L’intérêt de ma venue se situait ailleurs, vers ce château incroyable et totalement inaccessible qui trônait au centre du village. Lui, connaisseur, m’explique que l’on pourrait y rentrer sans problème, en passant au travers d’une haie. Moi froussarde, mais poussée par le goût du risque, je le suis. Nous traversons le cimetière, accolé au château, nous nous faufilons dans les broussailles et nous voici enfin dans les jardins du château, énormes, sauvages, laissés à demi à l’abandon. Nous nous sentons privilégiés, nous faisons le tour du propriétaire, nous nous imaginons mille et une histoire, y’a-t-il des chiens, des caméras ? Il me dit qu’il aimerait bien faire un spectacle ici, lui est comédien, exalté « PD oui, mais pas folle tu sais ! ».
Je me souviens toujours d’un grand soleil et d’une chaleur qui appuie sur ma tête, sur mes épaules. Ce jardin un peu dingue, ces arbres centenaires. Nos rires et nos histoires. Sa voix.

 

Pas assez fous pour entrer par effraction, nous nous éloignons ensuite de notre propriété privée d’un jour. Je le ramène chez lui, il n’a pas le permis. Nous mettons la radio, et je conduis n’importe comment.

 

Je n’ai jamais pu retrouver de photo de cette journée.
Et jusqu’à cette année 2017, j’en avais même oublié le nom de ce petit village où se situait ce château et cela me triturait l’esprit. Sans savoir pourquoi, je ne lui avais jamais demandé, comme si cela n’avait pas vraiment d’importance. Je m’étais faite à l’idée.

Et puis comme toujours la vie, facétieuse, te rapproche de quelqu’un qui, pour une raison inconnue va justement te faire remonter ce souvenir oublié, justement à ce moment là, ce moment où tu ne voulais pas. Au détour d’une conversation sans importance, avec cette personne que peut-être tu ne reverras plus.

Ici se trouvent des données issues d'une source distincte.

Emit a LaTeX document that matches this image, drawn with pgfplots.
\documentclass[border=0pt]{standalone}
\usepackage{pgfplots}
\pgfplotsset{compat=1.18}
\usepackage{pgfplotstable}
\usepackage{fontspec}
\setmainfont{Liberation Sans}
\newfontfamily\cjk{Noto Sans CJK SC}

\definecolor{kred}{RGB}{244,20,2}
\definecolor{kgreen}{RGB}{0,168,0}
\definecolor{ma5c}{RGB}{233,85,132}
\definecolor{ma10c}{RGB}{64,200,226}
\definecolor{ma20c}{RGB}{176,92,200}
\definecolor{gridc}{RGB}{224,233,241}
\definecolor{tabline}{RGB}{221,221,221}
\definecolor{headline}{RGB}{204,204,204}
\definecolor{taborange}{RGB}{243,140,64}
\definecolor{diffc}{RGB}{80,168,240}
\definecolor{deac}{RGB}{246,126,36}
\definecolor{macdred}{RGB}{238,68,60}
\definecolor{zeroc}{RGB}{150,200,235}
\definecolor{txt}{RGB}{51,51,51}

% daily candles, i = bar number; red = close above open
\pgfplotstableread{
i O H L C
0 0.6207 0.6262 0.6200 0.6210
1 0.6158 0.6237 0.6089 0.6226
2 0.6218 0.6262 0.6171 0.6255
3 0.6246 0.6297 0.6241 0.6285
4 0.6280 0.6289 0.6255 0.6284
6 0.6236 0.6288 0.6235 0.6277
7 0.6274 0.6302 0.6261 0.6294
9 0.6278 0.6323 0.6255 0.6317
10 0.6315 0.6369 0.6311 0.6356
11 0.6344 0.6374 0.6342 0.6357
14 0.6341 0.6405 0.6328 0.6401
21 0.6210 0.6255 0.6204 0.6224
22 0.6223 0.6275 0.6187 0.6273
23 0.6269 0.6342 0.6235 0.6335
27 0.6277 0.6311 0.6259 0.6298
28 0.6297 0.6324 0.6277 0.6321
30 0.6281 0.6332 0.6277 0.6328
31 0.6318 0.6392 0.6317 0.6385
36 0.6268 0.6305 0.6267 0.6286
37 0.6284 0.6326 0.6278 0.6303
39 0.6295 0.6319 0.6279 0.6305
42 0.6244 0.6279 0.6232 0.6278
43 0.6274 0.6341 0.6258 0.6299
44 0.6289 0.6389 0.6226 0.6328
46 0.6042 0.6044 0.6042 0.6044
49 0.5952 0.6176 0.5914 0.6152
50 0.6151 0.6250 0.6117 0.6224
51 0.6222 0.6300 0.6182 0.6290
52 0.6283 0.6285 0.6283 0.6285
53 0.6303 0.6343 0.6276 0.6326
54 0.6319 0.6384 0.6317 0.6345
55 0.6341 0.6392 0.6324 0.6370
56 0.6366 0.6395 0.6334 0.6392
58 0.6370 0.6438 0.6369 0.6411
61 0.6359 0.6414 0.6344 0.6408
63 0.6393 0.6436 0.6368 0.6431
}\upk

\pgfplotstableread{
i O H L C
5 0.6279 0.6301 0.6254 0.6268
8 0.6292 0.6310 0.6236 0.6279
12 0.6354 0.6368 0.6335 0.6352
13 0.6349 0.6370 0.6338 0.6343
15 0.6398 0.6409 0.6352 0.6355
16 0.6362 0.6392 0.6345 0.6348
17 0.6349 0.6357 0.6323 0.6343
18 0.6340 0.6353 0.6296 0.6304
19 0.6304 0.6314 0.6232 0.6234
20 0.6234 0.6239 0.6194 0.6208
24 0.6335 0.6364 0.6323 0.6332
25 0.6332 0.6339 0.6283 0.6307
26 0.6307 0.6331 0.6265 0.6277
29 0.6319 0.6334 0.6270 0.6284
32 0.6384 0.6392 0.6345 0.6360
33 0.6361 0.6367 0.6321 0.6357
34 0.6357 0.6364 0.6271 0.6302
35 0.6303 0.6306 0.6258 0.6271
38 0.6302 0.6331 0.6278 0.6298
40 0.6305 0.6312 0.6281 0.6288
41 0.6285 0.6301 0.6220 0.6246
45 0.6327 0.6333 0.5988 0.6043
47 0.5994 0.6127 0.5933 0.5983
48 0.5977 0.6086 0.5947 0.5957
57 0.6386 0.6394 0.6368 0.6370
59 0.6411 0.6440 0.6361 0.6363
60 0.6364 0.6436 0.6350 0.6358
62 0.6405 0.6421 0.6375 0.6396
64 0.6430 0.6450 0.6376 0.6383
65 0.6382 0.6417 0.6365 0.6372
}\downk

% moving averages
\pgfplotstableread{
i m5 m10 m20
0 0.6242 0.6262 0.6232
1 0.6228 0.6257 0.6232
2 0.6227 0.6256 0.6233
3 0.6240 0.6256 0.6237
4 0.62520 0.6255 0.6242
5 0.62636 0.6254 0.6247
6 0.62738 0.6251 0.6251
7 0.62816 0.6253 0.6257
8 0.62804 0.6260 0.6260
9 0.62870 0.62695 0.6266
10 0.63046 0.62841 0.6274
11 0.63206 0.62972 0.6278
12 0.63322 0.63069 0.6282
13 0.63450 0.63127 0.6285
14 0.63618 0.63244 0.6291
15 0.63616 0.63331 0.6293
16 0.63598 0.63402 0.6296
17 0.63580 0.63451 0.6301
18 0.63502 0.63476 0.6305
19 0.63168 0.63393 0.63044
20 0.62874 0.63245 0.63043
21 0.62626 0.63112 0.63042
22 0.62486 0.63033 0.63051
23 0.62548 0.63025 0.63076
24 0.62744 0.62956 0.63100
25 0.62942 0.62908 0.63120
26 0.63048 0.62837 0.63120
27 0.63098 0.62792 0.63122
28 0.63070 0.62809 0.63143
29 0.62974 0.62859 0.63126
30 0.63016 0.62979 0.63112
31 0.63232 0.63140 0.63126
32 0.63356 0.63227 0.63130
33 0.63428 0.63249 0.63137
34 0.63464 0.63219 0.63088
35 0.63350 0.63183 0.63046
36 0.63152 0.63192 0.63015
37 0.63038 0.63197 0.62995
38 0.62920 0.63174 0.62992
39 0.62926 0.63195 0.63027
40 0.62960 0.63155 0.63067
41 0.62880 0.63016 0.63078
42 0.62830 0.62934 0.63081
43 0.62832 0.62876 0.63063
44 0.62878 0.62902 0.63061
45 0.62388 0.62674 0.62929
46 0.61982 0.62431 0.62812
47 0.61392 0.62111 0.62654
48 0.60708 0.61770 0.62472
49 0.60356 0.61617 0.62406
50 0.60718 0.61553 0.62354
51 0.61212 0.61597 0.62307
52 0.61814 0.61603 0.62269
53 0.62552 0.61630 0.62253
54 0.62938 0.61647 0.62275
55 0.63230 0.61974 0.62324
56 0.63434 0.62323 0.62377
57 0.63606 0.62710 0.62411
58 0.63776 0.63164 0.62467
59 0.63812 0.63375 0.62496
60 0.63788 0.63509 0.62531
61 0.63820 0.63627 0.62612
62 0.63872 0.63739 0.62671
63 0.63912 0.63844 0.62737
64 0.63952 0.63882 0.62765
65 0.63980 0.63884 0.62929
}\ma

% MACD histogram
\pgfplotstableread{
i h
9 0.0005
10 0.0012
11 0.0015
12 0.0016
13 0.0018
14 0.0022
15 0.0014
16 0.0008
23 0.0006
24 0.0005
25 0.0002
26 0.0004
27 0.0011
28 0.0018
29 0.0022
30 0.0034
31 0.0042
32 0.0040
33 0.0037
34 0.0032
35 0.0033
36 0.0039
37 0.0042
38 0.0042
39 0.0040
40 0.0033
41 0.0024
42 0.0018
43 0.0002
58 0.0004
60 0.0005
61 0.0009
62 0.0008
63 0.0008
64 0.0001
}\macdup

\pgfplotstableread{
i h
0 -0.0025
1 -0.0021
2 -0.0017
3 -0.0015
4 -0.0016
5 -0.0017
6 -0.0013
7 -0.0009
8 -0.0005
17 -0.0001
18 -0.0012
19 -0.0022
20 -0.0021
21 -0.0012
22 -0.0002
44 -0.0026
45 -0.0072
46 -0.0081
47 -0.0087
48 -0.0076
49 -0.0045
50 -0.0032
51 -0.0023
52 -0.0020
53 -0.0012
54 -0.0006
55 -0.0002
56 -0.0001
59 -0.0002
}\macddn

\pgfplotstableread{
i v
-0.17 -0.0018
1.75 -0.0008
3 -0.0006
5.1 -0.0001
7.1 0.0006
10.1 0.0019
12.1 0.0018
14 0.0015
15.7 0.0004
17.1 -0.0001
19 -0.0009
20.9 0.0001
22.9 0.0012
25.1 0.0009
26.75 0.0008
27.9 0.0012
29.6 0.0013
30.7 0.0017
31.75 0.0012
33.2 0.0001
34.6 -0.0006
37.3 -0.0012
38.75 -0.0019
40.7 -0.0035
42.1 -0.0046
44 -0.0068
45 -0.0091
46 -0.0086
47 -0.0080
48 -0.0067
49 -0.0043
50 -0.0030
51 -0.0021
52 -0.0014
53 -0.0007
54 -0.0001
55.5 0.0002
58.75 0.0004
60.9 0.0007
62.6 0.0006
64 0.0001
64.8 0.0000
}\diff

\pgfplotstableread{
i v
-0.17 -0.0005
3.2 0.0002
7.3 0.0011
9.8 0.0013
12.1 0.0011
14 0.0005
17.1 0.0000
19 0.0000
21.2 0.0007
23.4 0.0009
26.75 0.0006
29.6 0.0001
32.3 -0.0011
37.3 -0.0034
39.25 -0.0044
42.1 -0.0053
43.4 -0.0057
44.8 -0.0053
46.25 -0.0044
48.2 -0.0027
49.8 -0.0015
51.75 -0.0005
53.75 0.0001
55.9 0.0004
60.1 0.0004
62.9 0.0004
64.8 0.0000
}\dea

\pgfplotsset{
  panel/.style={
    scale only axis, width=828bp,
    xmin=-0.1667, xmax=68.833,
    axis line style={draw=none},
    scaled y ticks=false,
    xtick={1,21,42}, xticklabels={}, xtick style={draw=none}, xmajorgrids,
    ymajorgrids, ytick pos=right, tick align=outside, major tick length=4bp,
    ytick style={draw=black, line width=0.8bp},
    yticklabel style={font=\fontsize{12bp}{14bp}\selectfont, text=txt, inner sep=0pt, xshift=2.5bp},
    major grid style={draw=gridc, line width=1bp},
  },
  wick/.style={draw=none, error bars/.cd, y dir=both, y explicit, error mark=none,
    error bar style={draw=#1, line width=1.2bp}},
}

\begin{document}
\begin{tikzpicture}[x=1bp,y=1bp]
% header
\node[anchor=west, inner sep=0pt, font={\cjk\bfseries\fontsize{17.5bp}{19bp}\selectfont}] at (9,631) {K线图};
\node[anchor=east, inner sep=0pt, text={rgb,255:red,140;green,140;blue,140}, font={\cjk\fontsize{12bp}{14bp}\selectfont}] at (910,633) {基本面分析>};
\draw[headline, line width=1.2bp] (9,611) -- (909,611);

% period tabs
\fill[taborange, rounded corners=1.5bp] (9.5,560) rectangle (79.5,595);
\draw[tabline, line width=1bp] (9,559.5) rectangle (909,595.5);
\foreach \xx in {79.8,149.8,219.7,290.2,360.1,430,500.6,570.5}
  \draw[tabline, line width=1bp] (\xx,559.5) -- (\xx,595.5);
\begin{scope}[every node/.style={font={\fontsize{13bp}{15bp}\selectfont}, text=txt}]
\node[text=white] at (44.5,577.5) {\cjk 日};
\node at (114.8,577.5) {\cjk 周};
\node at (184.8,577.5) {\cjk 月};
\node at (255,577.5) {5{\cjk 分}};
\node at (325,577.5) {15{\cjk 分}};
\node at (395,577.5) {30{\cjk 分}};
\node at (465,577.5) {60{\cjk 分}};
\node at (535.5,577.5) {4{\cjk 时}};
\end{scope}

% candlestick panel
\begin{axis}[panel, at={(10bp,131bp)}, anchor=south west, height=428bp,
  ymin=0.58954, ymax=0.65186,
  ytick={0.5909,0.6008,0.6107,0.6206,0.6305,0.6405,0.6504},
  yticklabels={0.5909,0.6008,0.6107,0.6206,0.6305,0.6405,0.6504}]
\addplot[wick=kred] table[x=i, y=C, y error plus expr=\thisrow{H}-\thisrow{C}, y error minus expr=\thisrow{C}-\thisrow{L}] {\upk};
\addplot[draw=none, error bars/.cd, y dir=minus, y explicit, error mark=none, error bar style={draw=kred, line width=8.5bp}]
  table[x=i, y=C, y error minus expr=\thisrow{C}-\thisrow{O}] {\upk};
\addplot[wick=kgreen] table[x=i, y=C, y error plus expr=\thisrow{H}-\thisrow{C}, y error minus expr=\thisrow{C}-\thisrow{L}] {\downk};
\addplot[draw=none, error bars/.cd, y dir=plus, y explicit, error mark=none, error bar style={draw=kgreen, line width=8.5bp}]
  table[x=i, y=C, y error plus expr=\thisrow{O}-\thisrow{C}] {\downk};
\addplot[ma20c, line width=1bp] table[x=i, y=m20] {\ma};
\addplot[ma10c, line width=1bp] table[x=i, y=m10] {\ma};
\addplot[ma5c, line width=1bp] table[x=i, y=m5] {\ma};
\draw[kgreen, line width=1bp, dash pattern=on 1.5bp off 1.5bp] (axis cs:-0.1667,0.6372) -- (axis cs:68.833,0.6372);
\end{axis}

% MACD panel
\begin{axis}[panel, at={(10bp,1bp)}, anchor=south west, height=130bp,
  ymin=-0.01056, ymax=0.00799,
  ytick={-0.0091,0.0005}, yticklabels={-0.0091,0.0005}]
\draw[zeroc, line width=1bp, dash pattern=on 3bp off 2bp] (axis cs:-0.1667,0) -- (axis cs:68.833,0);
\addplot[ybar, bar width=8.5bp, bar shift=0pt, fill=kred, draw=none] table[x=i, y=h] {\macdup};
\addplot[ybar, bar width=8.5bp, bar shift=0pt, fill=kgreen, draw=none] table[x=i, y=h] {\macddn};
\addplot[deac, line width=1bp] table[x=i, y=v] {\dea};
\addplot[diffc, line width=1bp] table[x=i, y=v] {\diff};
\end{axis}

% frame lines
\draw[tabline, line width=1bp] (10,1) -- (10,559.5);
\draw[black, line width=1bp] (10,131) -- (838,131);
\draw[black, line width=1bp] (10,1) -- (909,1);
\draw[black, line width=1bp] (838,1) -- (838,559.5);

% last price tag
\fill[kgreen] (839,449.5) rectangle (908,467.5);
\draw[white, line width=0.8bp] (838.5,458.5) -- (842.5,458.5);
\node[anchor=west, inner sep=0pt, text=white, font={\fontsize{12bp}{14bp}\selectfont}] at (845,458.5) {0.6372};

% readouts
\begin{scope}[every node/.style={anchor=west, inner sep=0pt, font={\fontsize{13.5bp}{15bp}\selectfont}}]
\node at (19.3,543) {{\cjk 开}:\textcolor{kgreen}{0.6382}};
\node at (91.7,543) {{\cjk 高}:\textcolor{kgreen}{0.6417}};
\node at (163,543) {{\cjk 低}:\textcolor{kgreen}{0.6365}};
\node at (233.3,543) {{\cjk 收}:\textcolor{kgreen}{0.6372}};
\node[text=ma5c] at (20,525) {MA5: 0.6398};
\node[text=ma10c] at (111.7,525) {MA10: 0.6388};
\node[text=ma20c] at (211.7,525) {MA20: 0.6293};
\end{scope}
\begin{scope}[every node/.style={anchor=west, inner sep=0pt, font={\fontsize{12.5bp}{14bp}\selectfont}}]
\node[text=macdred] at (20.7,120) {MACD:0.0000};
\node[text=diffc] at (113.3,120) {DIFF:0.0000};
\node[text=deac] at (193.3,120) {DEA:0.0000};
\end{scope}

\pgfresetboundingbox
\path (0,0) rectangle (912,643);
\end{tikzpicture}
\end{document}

« Ah mais oui, mais c’est le château de Saint-Blancard, dans le Gers ! »
Oui c’est ça. Exactement cela.

C’est dingue.

Il faut que je lui dise.
Que je lui fasse un email pour lui en parler.
Je dirai « bonjour mon petit chat », il répondra « bonjour Joustine à la confiture » et on mettra des smileys par milliers. Il me demandera de modifier son « site chéri », moi sa « webmastrice préférée » pour rajouter de nouveaux portraits photo de lui, ou de nouvelles dates pour son prochain spectacle.

 

J’efface cette idée de mon esprit après une nanoseconde de réflexion. Je la roule mentalement entre mes doigts, je la triture violemment, je l’écrase pour la faire disparaître.

Quelle idée de con.

J’aurais du lui demander avant. On aurait même du y revenir et y entrer par effraction.
Mais aujourd’hui, sans toi, ça n’aurait vraiment plus de sens, non ?
Peut-être que j’essaierai et que je chercherai un signe. A défaut de pouvoir désormais t’en parler.
J’y reviendrai et je penserai à toi en plongeant mes yeux dans un ciel d’été trop bleu. Tu seras partout.

 

Je ne pensais pas publier cela, mais c’est ma manière à moi de vivre, comme tant d’autres, un sentiment que l’humanité partage depuis la nuit des temps. C’est comme ça que mon année 2017 a démarré.